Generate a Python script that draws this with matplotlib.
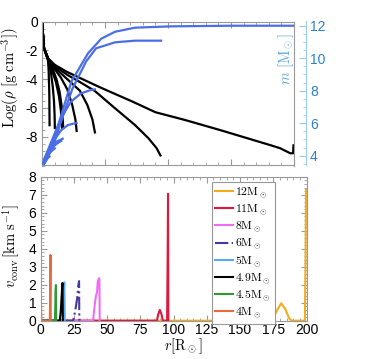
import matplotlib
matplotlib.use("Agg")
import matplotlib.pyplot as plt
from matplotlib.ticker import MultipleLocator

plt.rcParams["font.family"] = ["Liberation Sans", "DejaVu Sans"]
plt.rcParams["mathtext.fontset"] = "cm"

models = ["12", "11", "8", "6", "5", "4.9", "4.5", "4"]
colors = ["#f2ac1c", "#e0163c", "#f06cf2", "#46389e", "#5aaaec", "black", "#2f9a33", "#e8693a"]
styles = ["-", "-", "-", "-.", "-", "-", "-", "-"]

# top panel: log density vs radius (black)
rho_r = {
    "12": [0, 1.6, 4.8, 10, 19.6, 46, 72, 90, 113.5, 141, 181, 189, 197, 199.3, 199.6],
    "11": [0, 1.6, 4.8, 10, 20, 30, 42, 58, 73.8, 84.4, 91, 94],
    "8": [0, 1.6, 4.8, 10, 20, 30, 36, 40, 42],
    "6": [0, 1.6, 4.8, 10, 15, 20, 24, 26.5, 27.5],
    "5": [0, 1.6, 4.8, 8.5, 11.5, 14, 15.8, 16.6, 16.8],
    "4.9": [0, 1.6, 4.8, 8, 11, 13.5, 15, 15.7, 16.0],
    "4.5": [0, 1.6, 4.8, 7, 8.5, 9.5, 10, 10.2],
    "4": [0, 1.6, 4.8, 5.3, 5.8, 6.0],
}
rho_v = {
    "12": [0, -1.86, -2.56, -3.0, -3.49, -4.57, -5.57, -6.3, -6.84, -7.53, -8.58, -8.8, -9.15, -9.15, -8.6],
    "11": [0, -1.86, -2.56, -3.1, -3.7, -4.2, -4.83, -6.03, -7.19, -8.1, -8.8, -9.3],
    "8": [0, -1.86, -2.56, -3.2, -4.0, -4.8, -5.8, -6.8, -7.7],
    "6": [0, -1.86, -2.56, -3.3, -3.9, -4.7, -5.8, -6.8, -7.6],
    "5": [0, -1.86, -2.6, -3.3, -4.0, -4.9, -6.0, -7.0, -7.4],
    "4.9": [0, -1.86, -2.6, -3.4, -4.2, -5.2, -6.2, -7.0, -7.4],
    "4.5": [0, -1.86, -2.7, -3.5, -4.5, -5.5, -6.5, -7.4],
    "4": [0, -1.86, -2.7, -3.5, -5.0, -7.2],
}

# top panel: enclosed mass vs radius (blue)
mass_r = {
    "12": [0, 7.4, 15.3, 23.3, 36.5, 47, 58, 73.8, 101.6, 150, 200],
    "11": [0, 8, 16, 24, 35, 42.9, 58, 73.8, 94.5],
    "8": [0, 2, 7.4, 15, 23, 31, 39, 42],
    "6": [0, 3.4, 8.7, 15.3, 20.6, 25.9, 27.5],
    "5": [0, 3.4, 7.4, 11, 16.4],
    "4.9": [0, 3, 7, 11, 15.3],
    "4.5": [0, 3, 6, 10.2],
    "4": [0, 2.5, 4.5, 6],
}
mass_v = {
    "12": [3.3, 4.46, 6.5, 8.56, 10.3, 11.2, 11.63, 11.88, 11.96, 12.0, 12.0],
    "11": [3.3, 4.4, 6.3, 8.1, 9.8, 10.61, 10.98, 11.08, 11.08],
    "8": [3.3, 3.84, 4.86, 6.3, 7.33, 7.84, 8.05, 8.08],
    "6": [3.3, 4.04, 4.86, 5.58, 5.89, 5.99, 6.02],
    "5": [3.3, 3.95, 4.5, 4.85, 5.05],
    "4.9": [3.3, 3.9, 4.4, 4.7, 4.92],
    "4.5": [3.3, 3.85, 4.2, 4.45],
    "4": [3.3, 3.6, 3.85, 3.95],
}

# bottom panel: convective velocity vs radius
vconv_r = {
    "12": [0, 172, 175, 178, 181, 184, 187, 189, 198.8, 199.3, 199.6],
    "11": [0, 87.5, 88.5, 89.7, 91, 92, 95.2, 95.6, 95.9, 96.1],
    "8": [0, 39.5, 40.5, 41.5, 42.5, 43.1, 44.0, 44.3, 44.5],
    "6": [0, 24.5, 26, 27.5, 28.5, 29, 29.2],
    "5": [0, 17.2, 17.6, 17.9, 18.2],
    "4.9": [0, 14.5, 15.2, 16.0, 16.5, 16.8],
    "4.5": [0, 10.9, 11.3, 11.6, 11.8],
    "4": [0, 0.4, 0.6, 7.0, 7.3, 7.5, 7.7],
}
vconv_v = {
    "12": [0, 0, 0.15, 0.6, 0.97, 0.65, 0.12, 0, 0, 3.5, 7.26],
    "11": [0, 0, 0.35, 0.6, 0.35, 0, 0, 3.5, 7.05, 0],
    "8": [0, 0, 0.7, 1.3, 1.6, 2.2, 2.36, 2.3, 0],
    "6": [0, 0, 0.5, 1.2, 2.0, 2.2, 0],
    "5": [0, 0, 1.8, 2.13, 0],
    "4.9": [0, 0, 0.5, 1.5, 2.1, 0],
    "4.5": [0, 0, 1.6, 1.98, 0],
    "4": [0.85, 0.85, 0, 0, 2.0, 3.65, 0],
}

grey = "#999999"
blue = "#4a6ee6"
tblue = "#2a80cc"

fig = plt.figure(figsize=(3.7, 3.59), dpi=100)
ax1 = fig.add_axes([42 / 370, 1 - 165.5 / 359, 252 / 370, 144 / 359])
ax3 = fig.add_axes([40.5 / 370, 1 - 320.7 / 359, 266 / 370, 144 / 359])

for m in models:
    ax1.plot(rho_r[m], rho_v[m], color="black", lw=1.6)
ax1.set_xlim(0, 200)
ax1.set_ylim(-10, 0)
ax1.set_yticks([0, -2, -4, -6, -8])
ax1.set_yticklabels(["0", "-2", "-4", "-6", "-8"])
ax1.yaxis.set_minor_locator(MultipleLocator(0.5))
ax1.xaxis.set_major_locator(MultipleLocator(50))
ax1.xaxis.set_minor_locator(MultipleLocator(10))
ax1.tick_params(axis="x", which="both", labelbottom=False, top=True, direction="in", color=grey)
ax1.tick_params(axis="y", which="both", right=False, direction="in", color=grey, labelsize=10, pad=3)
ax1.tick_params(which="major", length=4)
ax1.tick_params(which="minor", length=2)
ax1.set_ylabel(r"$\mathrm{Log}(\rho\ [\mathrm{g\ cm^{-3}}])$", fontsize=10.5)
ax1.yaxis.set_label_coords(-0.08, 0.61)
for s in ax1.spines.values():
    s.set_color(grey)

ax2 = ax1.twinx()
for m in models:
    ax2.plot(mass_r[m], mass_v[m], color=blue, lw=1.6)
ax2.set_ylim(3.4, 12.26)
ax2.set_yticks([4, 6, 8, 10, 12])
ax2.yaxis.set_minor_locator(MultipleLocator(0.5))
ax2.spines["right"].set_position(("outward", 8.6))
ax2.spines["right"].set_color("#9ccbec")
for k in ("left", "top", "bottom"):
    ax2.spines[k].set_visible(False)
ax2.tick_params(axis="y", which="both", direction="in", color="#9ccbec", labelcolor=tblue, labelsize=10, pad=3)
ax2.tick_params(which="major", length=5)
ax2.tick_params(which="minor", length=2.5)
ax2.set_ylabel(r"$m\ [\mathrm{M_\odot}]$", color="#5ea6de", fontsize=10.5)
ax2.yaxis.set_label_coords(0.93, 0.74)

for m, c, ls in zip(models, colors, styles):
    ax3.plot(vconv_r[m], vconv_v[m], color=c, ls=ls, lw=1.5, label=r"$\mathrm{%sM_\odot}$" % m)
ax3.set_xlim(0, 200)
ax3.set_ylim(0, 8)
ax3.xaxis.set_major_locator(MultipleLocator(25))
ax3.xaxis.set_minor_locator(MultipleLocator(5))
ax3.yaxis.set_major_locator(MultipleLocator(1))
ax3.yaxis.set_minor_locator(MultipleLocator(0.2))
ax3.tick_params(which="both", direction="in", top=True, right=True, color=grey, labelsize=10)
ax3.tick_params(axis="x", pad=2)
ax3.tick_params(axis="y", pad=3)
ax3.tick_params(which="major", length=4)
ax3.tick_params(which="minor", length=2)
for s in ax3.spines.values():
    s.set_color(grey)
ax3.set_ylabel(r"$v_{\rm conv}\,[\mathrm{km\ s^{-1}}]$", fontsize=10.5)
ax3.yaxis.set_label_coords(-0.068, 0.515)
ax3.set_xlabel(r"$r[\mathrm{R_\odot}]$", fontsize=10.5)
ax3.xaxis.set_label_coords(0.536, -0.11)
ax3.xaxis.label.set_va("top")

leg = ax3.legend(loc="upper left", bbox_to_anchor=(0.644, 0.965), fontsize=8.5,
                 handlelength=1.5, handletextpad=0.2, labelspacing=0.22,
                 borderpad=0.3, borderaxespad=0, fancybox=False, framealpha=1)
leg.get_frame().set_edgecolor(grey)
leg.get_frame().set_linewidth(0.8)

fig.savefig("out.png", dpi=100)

========

### DO THIS
Copy each line above containing the string "matplotlib".

### THE RESPONSE
Generate a Python script that draws this with matplotlib.
import matplotlib
matplotlib.use("Agg")
import matplotlib.pyplot as plt
from matplotlib.ticker import MultipleLocator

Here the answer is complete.